Ali Hassan (Ali Zafar) desperately wants to go to America. His plans are thwarted by the heightened sense of fear post the World Trade Centre attacks and he resorts to working for a dodgy news channel in Karachi. Apart from making fun of the whole search for Bin Laden, the film also has some interesting things to say about the post September 11 world and, in Ali Zafar’s words, the explosion of Islamophobia. This could have been a tasteless exercise in other, less skillful, hands but I think this is some of the best comedy writing to make it onto a screen.

The premise is simple enough – ambitious Ali sets up hapless chicken farmer Noora (Pradhuman Singh) as a fake Bin Laden and then things spiral out of control as the world media and the CIA try to find the elusive character, stock markets plunge and the US bombs the crap out of Afghanistan in Operation Kickass. Ali and his friends then decide that as their video caused the war, another video can set things right. Meanwhile the US government is closing in, and the stakes become much more real and personal.

The cast of wannabes who use the Bin Laden hoax to parlay their way into successful lives are all great fun. Sugandha Garg is Zoya, a talented make up artist who transforms Noora to Bin Laden. She wants to set up her own business, and the money from this sting is all she needs. Rahul Singh is the charismatic communist Qureshi, a talented radio voice artist.
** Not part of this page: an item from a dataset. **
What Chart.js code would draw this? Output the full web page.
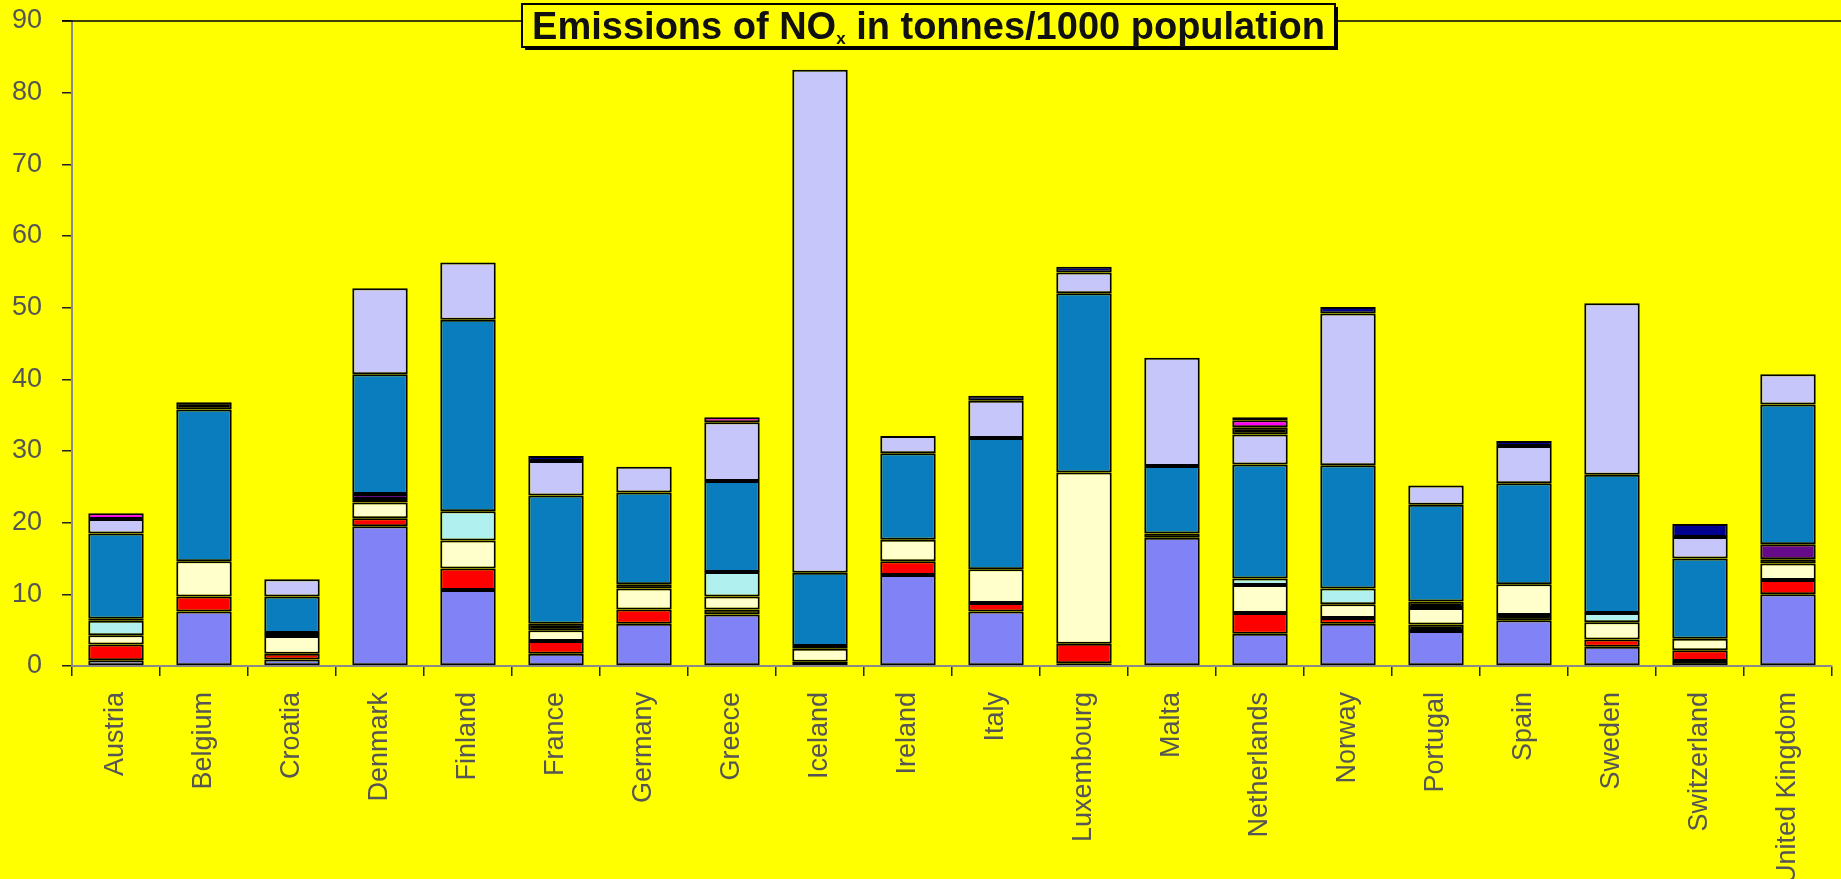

He wants to shove it up the establishment and liberate the oppressed masses and the proceeds will keep his Freedom radio running. Nikhil Ratnaparkhi plays the sidekick, cameraman Gul, a simple man, who follows Ali’s lead in everything. Lateef (Chirag Vorha) is the news station scapegoat, whose talent for speechwriting in Arabic helps create the authentic flavour of the faked news tape. He is a quiet, frequently overlooked, man who meekly accepts his lot in life until given the chance to escape his routine. The pivotal role of Noora/Bin Laden is played to the hilt by Pradhuman Singh. He has a great line in slapstick and naïveté, and manages to give the ridiculous character a touch of sweetness that made me care about his plight (and that of his chickens). Ali Zafar is the star and he is a delight to watch which is good as he is on screen for almost all of the film. His facial expressions are brilliant and he has excellent eyebrow skills for those more cynical moments in the script. His rapport with the character of Gul seems really natural, and the actors bounce lines off each other with great timing and tongue in cheek style. This ensemble is so entertaining to watch – this is a film where lots of little interactions and gags are happening in the background or periphery of shots so it pays to keep your eyes peeled.

They play for laughs but not to the point that they become heartless caricatures. This group of characters learn from their mistakes and are aware of the price their fraud is exacting so the comedy isn’t without conscience.  And the humour is very even handed – Abhishek Sharma (writer/director) takes potshots at absolutely everyone and yet allows even the craziest characters a modicum of humanity and respect. Piyush Mishra and his wig play Majeed bhai, the horrible boss of the news channel, but even he gets some sympathetic moments (especially once his wife appears!). Barry John is great fun as Ted ji, the stereotypical American secret service guy with his entourage of men in black. I particularly enjoyed the physical comedy of local agent Usmaan, played heroically by Chinmay Mandlekar. There was a distinct ‘Get Smart’ kind of bumbling fool style to Usmaan and I just loved him.

What really made Tere Bin Laden for me was the fantastic ensemble cast, the snappy writing and the taut editing and direction. The dialogue is full of sly puns and is often juxtaposed with really funny sight gags, and I loved Abhishek Sharma’s attention to those details and great timing. It’s a fairly short film, but doesn’t skimp on the entertainment factor and manages to contain some nice satirical writing in a couple of the songs. Who says song and dance has to be meaningless fluff? Shankar Ehsan Loy have provided some fun songs and Jaideep Sahni’s lyrics are pointed and very clever. Here’s what the Melbourne audience missed thanks to the projectionist deciding to stop a bit early:

It’s thought provoking and it made me laugh out loud, even after repeated viewings. I give Tere Bin Laden 4 and ½ stars!